TASK DIRECTIONS: Without including any pictures, write out the listing below exactly.

DATA SECTION:
::::
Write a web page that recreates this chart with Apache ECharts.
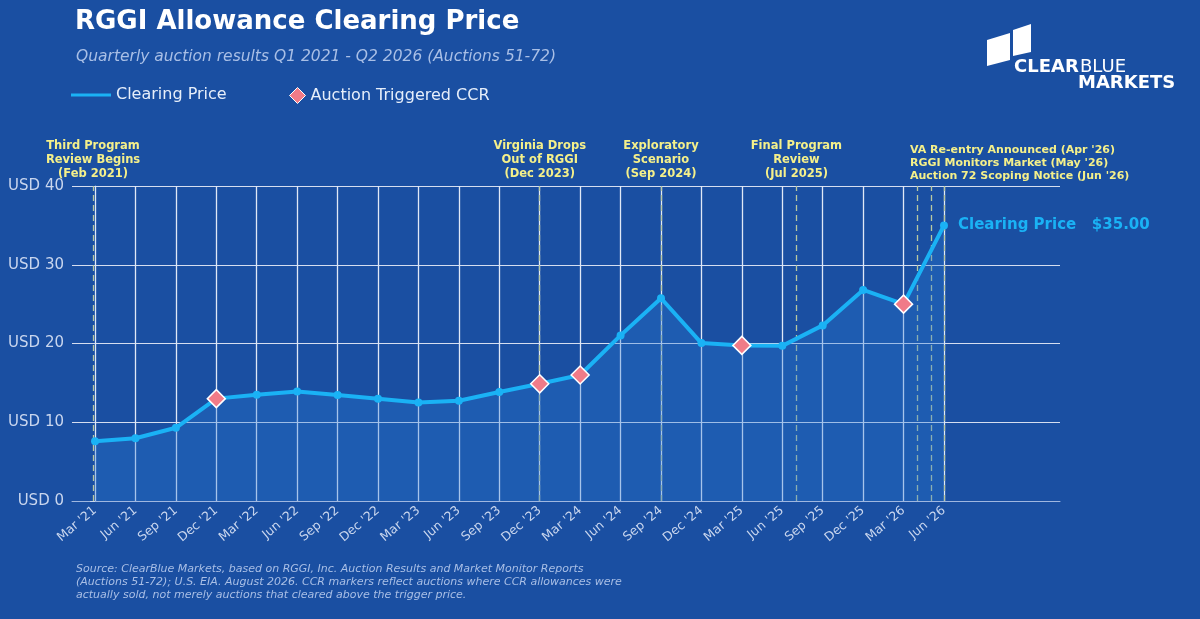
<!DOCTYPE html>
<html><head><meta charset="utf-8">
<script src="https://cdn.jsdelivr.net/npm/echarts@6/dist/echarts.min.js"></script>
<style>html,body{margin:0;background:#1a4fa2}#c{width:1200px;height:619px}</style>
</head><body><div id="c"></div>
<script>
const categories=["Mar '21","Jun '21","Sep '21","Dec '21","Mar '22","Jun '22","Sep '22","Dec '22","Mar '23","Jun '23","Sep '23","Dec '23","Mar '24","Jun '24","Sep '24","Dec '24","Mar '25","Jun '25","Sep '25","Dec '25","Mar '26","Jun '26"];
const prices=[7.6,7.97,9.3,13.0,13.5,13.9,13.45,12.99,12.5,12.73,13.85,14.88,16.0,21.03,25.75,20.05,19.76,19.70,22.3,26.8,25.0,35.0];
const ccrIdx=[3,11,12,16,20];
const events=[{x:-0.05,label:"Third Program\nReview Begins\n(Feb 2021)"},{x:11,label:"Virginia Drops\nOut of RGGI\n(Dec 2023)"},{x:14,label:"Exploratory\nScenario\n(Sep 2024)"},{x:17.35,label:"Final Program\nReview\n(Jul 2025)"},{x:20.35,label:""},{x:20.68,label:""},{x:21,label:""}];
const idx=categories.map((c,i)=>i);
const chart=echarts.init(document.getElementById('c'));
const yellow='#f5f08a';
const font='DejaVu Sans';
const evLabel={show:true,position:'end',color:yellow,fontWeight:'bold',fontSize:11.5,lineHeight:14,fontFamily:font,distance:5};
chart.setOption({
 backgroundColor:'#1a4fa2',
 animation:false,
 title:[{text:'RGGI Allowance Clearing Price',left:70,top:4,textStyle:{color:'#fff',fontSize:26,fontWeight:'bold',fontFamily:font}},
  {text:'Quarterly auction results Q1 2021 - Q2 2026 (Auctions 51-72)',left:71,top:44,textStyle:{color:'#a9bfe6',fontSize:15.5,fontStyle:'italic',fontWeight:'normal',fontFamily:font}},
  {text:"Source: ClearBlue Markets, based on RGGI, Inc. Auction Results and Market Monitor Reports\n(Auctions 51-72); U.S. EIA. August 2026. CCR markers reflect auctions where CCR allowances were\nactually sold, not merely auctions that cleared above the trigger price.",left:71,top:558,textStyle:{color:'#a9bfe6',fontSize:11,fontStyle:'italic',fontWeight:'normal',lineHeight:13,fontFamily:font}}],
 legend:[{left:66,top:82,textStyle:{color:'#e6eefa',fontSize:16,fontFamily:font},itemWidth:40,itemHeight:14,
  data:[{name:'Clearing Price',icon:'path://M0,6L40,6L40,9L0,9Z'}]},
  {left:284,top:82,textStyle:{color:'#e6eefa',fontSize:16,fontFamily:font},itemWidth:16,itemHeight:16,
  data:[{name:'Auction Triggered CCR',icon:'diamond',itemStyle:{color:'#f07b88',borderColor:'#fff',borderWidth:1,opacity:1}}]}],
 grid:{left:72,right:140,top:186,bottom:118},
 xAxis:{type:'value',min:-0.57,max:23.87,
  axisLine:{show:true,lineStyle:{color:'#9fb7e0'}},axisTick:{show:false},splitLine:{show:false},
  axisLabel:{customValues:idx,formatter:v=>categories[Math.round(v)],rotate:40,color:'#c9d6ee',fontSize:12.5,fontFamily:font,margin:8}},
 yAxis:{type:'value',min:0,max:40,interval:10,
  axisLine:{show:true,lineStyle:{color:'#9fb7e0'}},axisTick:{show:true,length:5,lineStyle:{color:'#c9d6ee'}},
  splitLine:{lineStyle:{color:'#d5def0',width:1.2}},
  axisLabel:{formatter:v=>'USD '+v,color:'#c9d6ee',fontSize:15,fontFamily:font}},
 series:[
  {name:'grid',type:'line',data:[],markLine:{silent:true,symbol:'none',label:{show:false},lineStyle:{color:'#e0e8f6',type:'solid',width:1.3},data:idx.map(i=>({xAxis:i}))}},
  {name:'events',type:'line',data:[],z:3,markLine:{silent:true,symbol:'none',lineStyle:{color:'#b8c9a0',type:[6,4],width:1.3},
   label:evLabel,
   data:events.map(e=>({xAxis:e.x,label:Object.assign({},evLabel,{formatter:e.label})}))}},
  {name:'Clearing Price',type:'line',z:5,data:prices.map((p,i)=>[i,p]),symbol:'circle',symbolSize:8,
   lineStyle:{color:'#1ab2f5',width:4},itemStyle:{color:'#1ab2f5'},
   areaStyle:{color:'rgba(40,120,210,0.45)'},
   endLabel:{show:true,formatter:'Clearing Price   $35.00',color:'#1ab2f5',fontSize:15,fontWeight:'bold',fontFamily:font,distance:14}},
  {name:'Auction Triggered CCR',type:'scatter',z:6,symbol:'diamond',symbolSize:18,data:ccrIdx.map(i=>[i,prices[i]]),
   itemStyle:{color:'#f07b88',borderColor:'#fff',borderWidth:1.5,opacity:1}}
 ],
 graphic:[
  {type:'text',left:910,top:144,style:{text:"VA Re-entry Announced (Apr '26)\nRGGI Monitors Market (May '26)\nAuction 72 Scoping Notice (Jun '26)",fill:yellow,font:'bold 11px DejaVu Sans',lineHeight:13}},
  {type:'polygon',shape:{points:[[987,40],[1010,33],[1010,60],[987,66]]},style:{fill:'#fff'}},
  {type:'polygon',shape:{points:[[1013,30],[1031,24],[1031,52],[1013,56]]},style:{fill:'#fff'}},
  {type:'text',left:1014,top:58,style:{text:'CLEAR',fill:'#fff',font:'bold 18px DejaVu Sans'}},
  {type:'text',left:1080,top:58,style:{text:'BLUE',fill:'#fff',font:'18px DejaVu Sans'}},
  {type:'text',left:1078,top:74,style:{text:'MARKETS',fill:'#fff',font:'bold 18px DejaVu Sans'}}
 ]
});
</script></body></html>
::::
SOLUTION BELOW:
Write a web page that recreates this chart with Apache ECharts.
<!DOCTYPE html>
<html><head><meta charset="utf-8">
<script src="https://cdn.jsdelivr.net/npm/echarts@6/dist/echarts.min.js"></script>
<style>html,body{margin:0;background:#1a4fa2}#c{width:1200px;height:619px}</style>
</head><body><div id="c"></div>
<script>
const categories=["Mar '21","Jun '21","Sep '21","Dec '21","Mar '22","Jun '22","Sep '22","Dec '22","Mar '23","Jun '23","Sep '23","Dec '23","Mar '24","Jun '24","Sep '24","Dec '24","Mar '25","Jun '25","Sep '25","Dec '25","Mar '26","Jun '26"];
const prices=[7.6,7.97,9.3,13.0,13.5,13.9,13.45,12.99,12.5,12.73,13.85,14.88,16.0,21.03,25.75,20.05,19.76,19.70,22.3,26.8,25.0,35.0];
const ccrIdx=[3,11,12,16,20];
const events=[{x:-0.05,label:"Third Program\nReview Begins\n(Feb 2021)"},{x:11,label:"Virginia Drops\nOut of RGGI\n(Dec 2023)"},{x:14,label:"Exploratory\nScenario\n(Sep 2024)"},{x:17.35,label:"Final Program\nReview\n(Jul 2025)"},{x:20.35,label:""},{x:20.68,label:""},{x:21,label:""}];
const idx=categories.map((c,i)=>i);
const chart=echarts.init(document.getElementById('c'));
const yellow='#f5f08a';
const font='DejaVu Sans';
const evLabel={show:true,position:'end',color:yellow,fontWeight:'bold',fontSize:11.5,lineHeight:14,fontFamily:font,distance:5};
chart.setOption({
 backgroundColor:'#1a4fa2',
 animation:false,
 title:[{text:'RGGI Allowance Clearing Price',left:70,top:4,textStyle:{color:'#fff',fontSize:26,fontWeight:'bold',fontFamily:font}},
  {text:'Quarterly auction results Q1 2021 - Q2 2026 (Auctions 51-72)',left:71,top:44,textStyle:{color:'#a9bfe6',fontSize:15.5,fontStyle:'italic',fontWeight:'normal',fontFamily:font}},
  {text:"Source: ClearBlue Markets, based on RGGI, Inc. Auction Results and Market Monitor Reports\n(Auctions 51-72); U.S. EIA. August 2026. CCR markers reflect auctions where CCR allowances were\nactually sold, not merely auctions that cleared above the trigger price.",left:71,top:558,textStyle:{color:'#a9bfe6',fontSize:11,fontStyle:'italic',fontWeight:'normal',lineHeight:13,fontFamily:font}}],
 legend:[{left:66,top:82,textStyle:{color:'#e6eefa',fontSize:16,fontFamily:font},itemWidth:40,itemHeight:14,
  data:[{name:'Clearing Price',icon:'path://M0,6L40,6L40,9L0,9Z'}]},
  {left:284,top:82,textStyle:{color:'#e6eefa',fontSize:16,fontFamily:font},itemWidth:16,itemHeight:16,
  data:[{name:'Auction Triggered CCR',icon:'diamond',itemStyle:{color:'#f07b88',borderColor:'#fff',borderWidth:1,opacity:1}}]}],
 grid:{left:72,right:140,top:186,bottom:118},
 xAxis:{type:'value',min:-0.57,max:23.87,
  axisLine:{show:true,lineStyle:{color:'#9fb7e0'}},axisTick:{show:false},splitLine:{show:false},
  axisLabel:{customValues:idx,formatter:v=>categories[Math.round(v)],rotate:40,color:'#c9d6ee',fontSize:12.5,fontFamily:font,margin:8}},
 yAxis:{type:'value',min:0,max:40,interval:10,
  axisLine:{show:true,lineStyle:{color:'#9fb7e0'}},axisTick:{show:true,length:5,lineStyle:{color:'#c9d6ee'}},
  splitLine:{lineStyle:{color:'#d5def0',width:1.2}},
  axisLabel:{formatter:v=>'USD '+v,color:'#c9d6ee',fontSize:15,fontFamily:font}},
 series:[
  {name:'grid',type:'line',data:[],markLine:{silent:true,symbol:'none',label:{show:false},lineStyle:{color:'#e0e8f6',type:'solid',width:1.3},data:idx.map(i=>({xAxis:i}))}},
  {name:'events',type:'line',data:[],z:3,markLine:{silent:true,symbol:'none',lineStyle:{color:'#b8c9a0',type:[6,4],width:1.3},
   label:evLabel,
   data:events.map(e=>({xAxis:e.x,label:Object.assign({},evLabel,{formatter:e.label})}))}},
  {name:'Clearing Price',type:'line',z:5,data:prices.map((p,i)=>[i,p]),symbol:'circle',symbolSize:8,
   lineStyle:{color:'#1ab2f5',width:4},itemStyle:{color:'#1ab2f5'},
   areaStyle:{color:'rgba(40,120,210,0.45)'},
   endLabel:{show:true,formatter:'Clearing Price   $35.00',color:'#1ab2f5',fontSize:15,fontWeight:'bold',fontFamily:font,distance:14}},
  {name:'Auction Triggered CCR',type:'scatter',z:6,symbol:'diamond',symbolSize:18,data:ccrIdx.map(i=>[i,prices[i]]),
   itemStyle:{color:'#f07b88',borderColor:'#fff',borderWidth:1.5,opacity:1}}
 ],
 graphic:[
  {type:'text',left:910,top:144,style:{text:"VA Re-entry Announced (Apr '26)\nRGGI Monitors Market (May '26)\nAuction 72 Scoping Notice (Jun '26)",fill:yellow,font:'bold 11px DejaVu Sans',lineHeight:13}},
  {type:'polygon',shape:{points:[[987,40],[1010,33],[1010,60],[987,66]]},style:{fill:'#fff'}},
  {type:'polygon',shape:{points:[[1013,30],[1031,24],[1031,52],[1013,56]]},style:{fill:'#fff'}},
  {type:'text',left:1014,top:58,style:{text:'CLEAR',fill:'#fff',font:'bold 18px DejaVu Sans'}},
  {type:'text',left:1080,top:58,style:{text:'BLUE',fill:'#fff',font:'18px DejaVu Sans'}},
  {type:'text',left:1078,top:74,style:{text:'MARKETS',fill:'#fff',font:'bold 18px DejaVu Sans'}}
 ]
});
</script></body></html>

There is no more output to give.